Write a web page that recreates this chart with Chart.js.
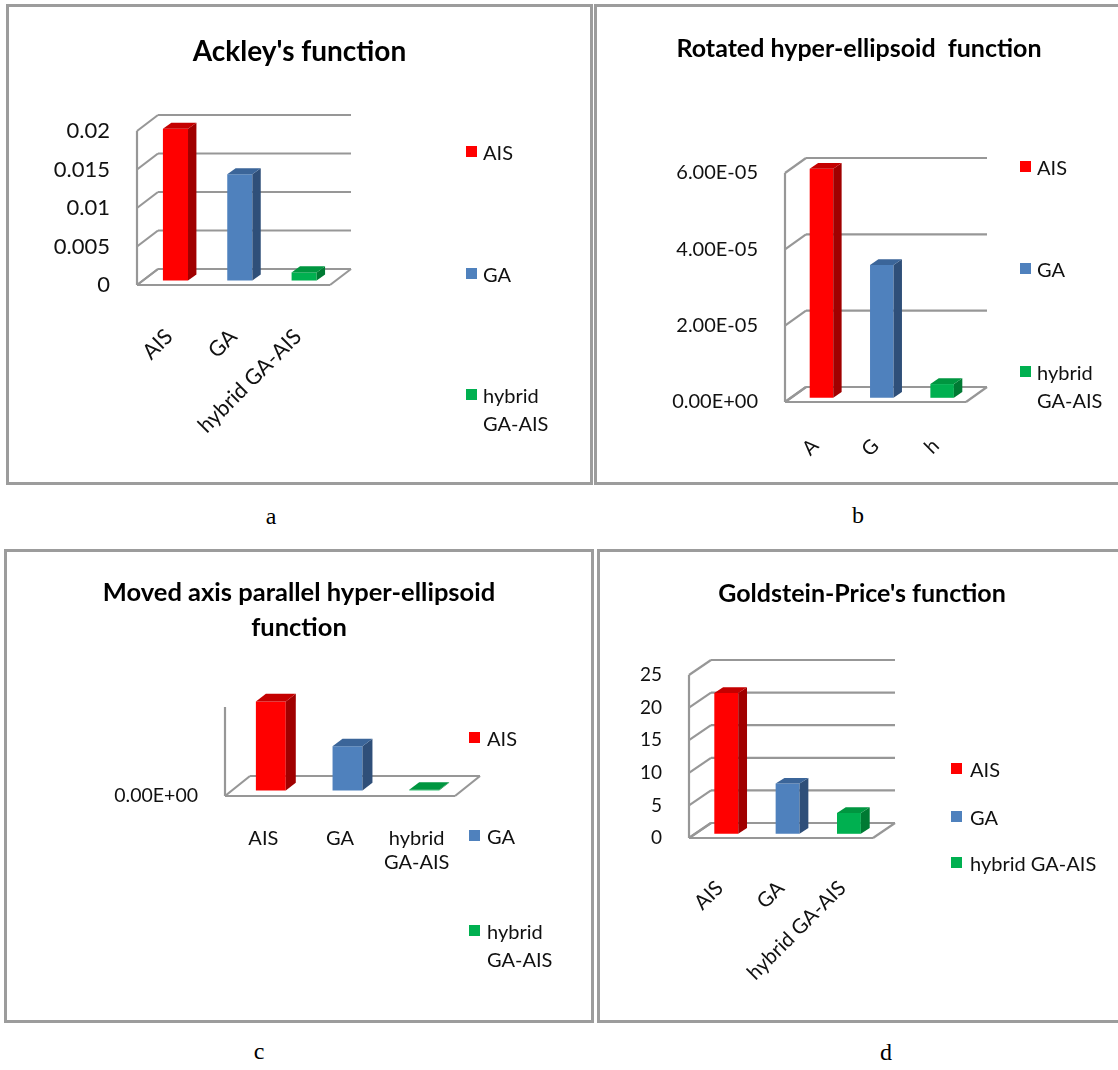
<!DOCTYPE html>
<html>
<head>
<meta charset="utf-8">
<script src="https://cdn.jsdelivr.net/npm/chart.js@4.4.1/dist/chart.umd.min.js"></script>
<style>
  body { margin: 0; width: 1118px; height: 1070px; overflow: hidden; background: #fff; position: relative; font-family: Lato, sans-serif; }
  .panel { position: absolute; box-sizing: border-box; border: 3px solid #9c9c9c; }
  .panel canvas { position: absolute; left: 0; top: 0; }
  .title { position: absolute; left: 0; right: 0; text-align: center; font-weight: bold; color: #000; }
  .item { position: absolute; font-size: 20px; line-height: 28px; color: #111; }
  .swatch { position: absolute; left: 0; top: 8px; width: 11px; height: 11px; }
  .cap { position: absolute; font-family: 'Liberation Serif', serif; font-size: 24px; color: #000; transform: translate(-50%, -50%); }
</style>
</head>
<body>

<div class="panel" id="panel-a" style="left:6px;top:4px;width:587px;height:481px;">
  <canvas width="581" height="475"></canvas>
  <div class="title" style="top:26px;font-size:28px;line-height:34px;">Ackley's function</div>
</div>
<div class="panel" id="panel-b" style="left:594px;top:4px;width:530px;height:481px;">
  <canvas width="524" height="475"></canvas>
  <div class="title" style="top:25px;font-size:25px;line-height:30px;">Rotated hyper-ellipsoid&nbsp; function</div>
</div>
<div class="panel" id="panel-c" style="left:4px;top:549px;width:590px;height:474px;">
  <canvas width="584" height="468"></canvas>
  <div class="title" style="top:22px;font-size:25.5px;line-height:35px;">Moved axis parallel hyper-ellipsoid<br>function</div>
</div>
<div class="panel" id="panel-d" style="left:597px;top:549px;width:530px;height:474px;">
  <canvas width="524" height="468"></canvas>
  <div class="title" style="top:25px;font-size:25px;line-height:30px;">Goldstein-Price's function</div>
</div>

<div class="cap" style="left:271px;top:516px;">a</div>
<div class="cap" style="left:858px;top:515px;">b</div>
<div class="cap" style="left:259px;top:1051px;">c</div>
<div class="cap" style="left:886px;top:1052px;">d</div>

<script>
// categories shared by all four charts
const categories = ['AIS', 'GA', 'hybrid GA-AIS'];

// a - Ackley's function
const ackleyValues = [0.0197, 0.0138, 0.00105];
const ackleyTicks = [0, 0.005, 0.01, 0.015, 0.02];

// b - Rotated hyper-ellipsoid function (axis labels got cut to one letter)
const rotatedLabels = ['A', 'G', 'h'];
const rotatedValues = [6.0e-5, 3.48e-5, 3.6e-6];
const rotatedTicks = [0, 2e-5, 4e-5, 6e-5];

// c - Moved axis parallel hyper-ellipsoid function (only the zero label shows)
const movedLabels = ['AIS', 'GA', ['hybrid', 'GA-AIS']];
const movedValues = [2.0e-9, 9.9e-10, 1.5e-11];
const movedTicks = [0];
const movedMax = 2.0e-9;

// d - Goldstein-Price's function
const goldsteinValues = [21.6, 7.7, 3.2];
const goldsteinTicks = [0, 5, 10, 15, 20, 25];

// bar face colours: front, right side, top
const frontColors = ['#ff0000', '#4f81bd', '#00b050'];
const sideColors = ['#a00000', '#2f4f79', '#007a33'];
const topColors = ['#c40000', '#3b6599', '#009640'];

function sci(v) {
  const parts = v.toExponential(2).split('e');
  const n = parseInt(parts[1], 10);
  return parts[0] + 'E' + (n < 0 ? '-' : '+') + String(Math.abs(n)).padStart(2, '0');
}

// draws the excel-like 3d walls, floor and bar sides
const depth3d = {
  id: 'depth3d',
  beforeDatasetsDraw(chart, args, opts) {
    const ctx = chart.ctx;
    const a = chart.chartArea;
    const y = chart.scales.y;
    const dx = opts.dx, dy = opts.dy;
    const line = (x1, y1, x2, y2) => { ctx.beginPath(); ctx.moveTo(x1, y1); ctx.lineTo(x2, y2); ctx.stroke(); };
    ctx.save();
    ctx.strokeStyle = '#979797';
    ctx.lineWidth = 2.2;
    if (opts.walls) {
      y.ticks.forEach(t => {
        const py = y.getPixelForValue(t.value);
        line(a.left + dx, py + dy, a.right + dx, py + dy);
        line(a.left, py, a.left + dx, py + dy);
      });
    }
    // front left edge
    line(a.left, a.top, a.left, a.bottom);
    // floor
    line(a.left, a.bottom, a.right, a.bottom);
    line(a.right, a.bottom, a.right + dx, a.bottom + dy);
    line(a.left, a.bottom, a.left + dx, a.bottom + dy);
    line(a.left + dx, a.bottom + dy, a.right + dx, a.bottom + dy);
    ctx.restore();
    // bars sit a bit back from the front edge
    ctx.save();
    ctx.translate(dx * 0.3, dy * 0.28);
  },
  afterDatasetsDraw(chart, args, opts) {
    const ctx = chart.ctx;
    const bx = opts.dx * 0.4, by = opts.dy * 0.38;
    const poly = (pts, color) => {
      ctx.fillStyle = color;
      ctx.beginPath();
      ctx.moveTo(pts[0][0], pts[0][1]);
      pts.slice(1).forEach(p => ctx.lineTo(p[0], p[1]));
      ctx.closePath();
      ctx.fill();
    };
    chart.getDatasetMeta(0).data.forEach((bar, i) => {
      const p = bar.getProps(['x', 'y', 'width', 'base'], true);
      const l = p.x - p.width / 2, r = p.x + p.width / 2;
      poly([[r, p.y], [r + bx, p.y + by], [r + bx, p.base + by], [r, p.base]], sideColors[i]);
      poly([[l, p.y], [l + bx, p.y + by], [r + bx, p.y + by], [r, p.y]], topColors[i]);
    });
    ctx.restore();
  }
};

// positions of each plot inside its panel (canvas pixels)
const panels = [
  { id: 'a', labels: categories, values: ackleyValues, ticks: ackleyTicks, max: 0.02,
    fmt: v => String(v), area: [128, 124, 321, 278], depth: [21, -16], walls: true,
    rot: 45, xPad: 39, xFont: 21.5, yFont: 22,
    legend: { x: 457, text: 474, ys: [145, 267, 388], width: 80 } },
  { id: 'b', labels: rotatedLabels, values: rotatedValues, ticks: rotatedTicks, max: 6e-5,
    fmt: v => sci(v), area: [188, 166, 369, 395], depth: [21, -15], walls: true,
    rot: 45, xPad: 32, xFont: 20, yFont: 20,
    legend: { x: 423, text: 440, ys: [160, 262, 365], width: 80 } },
  { id: 'c', labels: movedLabels, values: movedValues, ticks: movedTicks, max: movedMax,
    fmt: v => sci(v), area: [218, 155, 448, 244], depth: [25, -20], walls: false,
    rot: 0, xPad: 31, xFont: 20, yFont: 19.5,
    legend: { x: 462, text: 480, ys: [186, 284, 379], width: 80 } },
  { id: 'd', labels: categories, values: goldsteinValues, ticks: goldsteinTicks, max: 25,
    fmt: v => String(v), area: [89, 123, 273, 286], depth: [22, -15], walls: true,
    rot: 45, xPad: 38, xFont: 20.5, yFont: 19,
    legend: { x: 351, text: 370, ys: [217, 265, 311], width: 160 } }
];

panels.forEach(p => {
  const wrap = document.getElementById('panel-' + p.id);
  const canvas = wrap.querySelector('canvas');
  const L = p.area[0], T = p.area[1], R = p.area[2], B = p.area[3];
  const W = canvas.width, H = canvas.height;

  new Chart(canvas, {
    type: 'bar',
    data: {
      labels: p.labels,
      datasets: [{
        data: p.values,
        backgroundColor: frontColors,
        borderWidth: 0,
        barPercentage: 0.39,
        categoryPercentage: 1,
        clip: false
      }]
    },
    options: {
      responsive: false,
      animation: false,
      devicePixelRatio: 1,
      layout: { padding: { left: 0, top: T, right: W - R, bottom: 0 } },
      plugins: {
        legend: { display: false },
        tooltip: { enabled: false },
        depth3d: { dx: p.depth[0], dy: p.depth[1], walls: p.walls }
      },
      scales: {
        x: {
          grid: { display: false, drawTicks: false },
          border: { display: false },
          ticks: {
            autoSkip: false,
            maxRotation: p.rot,
            minRotation: p.rot,
            padding: p.xPad,
            color: '#111',
            font: { family: 'Lato', size: p.xFont }
          },
          afterFit: s => { s.height = H - B; }
        },
        y: {
          min: 0,
          max: p.max,
          grid: { display: false, drawTicks: false },
          border: { display: false },
          afterBuildTicks: s => { s.ticks = p.ticks.map(v => ({ value: v })); },
          ticks: {
            padding: 27,
            color: '#111',
            font: { family: 'Lato', size: p.yFont },
            callback: v => p.fmt(v)
          },
          afterFit: s => { s.width = L; }
        }
      }
    },
    plugins: [depth3d]
  });

  // legend entries spread down the right side, like the excel original
  categories.forEach((name, i) => {
    const item = document.createElement('div');
    item.className = 'item';
    item.style.left = p.legend.x + 'px';
    item.style.top = (p.legend.ys[i] - 14) + 'px';
    item.style.width = (p.legend.width + p.legend.text - p.legend.x) + 'px';
    item.style.paddingLeft = (p.legend.text - p.legend.x) + 'px';
    item.style.boxSizing = 'border-box';
    const sw = document.createElement('span');
    sw.className = 'swatch';
    sw.style.background = frontColors[i];
    item.appendChild(sw);
    item.appendChild(document.createTextNode(name));
    wrap.appendChild(item);
  });
});
</script>
</body>
</html>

━━━━━━━━━━━━━━━━

> **BRIEF**:
Your task is to reproduce exactly the lines from the start of the data above through the line containing "const ackleyTicks = [0, 0.005, 0.01, 0.015, 0.02];", leaving every picture out.

> **TASK RESULT**:
Write a web page that recreates this chart with Chart.js.
<!DOCTYPE html>
<html>
<head>
<meta charset="utf-8">
<script src="https://cdn.jsdelivr.net/npm/chart.js@4.4.1/dist/chart.umd.min.js"></script>
<style>
  body { margin: 0; width: 1118px; height: 1070px; overflow: hidden; background: #fff; position: relative; font-family: Lato, sans-serif; }
  .panel { position: absolute; box-sizing: border-box; border: 3px solid #9c9c9c; }
  .panel canvas { position: absolute; left: 0; top: 0; }
  .title { position: absolute; left: 0; right: 0; text-align: center; font-weight: bold; color: #000; }
  .item { position: absolute; font-size: 20px; line-height: 28px; color: #111; }
  .swatch { position: absolute; left: 0; top: 8px; width: 11px; height: 11px; }
  .cap { position: absolute; font-family: 'Liberation Serif', serif; font-size: 24px; color: #000; transform: translate(-50%, -50%); }
</style>
</head>
<body>

<div class="panel" id="panel-a" style="left:6px;top:4px;width:587px;height:481px;">
  <canvas width="581" height="475"></canvas>
  <div class="title" style="top:26px;font-size:28px;line-height:34px;">Ackley's function</div>
</div>
<div class="panel" id="panel-b" style="left:594px;top:4px;width:530px;height:481px;">
  <canvas width="524" height="475"></canvas>
  <div class="title" style="top:25px;font-size:25px;line-height:30px;">Rotated hyper-ellipsoid&nbsp; function</div>
</div>
<div class="panel" id="panel-c" style="left:4px;top:549px;width:590px;height:474px;">
  <canvas width="584" height="468"></canvas>
  <div class="title" style="top:22px;font-size:25.5px;line-height:35px;">Moved axis parallel hyper-ellipsoid<br>function</div>
</div>
<div class="panel" id="panel-d" style="left:597px;top:549px;width:530px;height:474px;">
  <canvas width="524" height="468"></canvas>
  <div class="title" style="top:25px;font-size:25px;line-height:30px;">Goldstein-Price's function</div>
</div>

<div class="cap" style="left:271px;top:516px;">a</div>
<div class="cap" style="left:858px;top:515px;">b</div>
<div class="cap" style="left:259px;top:1051px;">c</div>
<div class="cap" style="left:886px;top:1052px;">d</div>

<script>
// categories shared by all four charts
const categories = ['AIS', 'GA', 'hybrid GA-AIS'];

// a - Ackley's function
const ackleyValues = [0.0197, 0.0138, 0.00105];
const ackleyTicks = [0, 0.005, 0.01, 0.015, 0.02];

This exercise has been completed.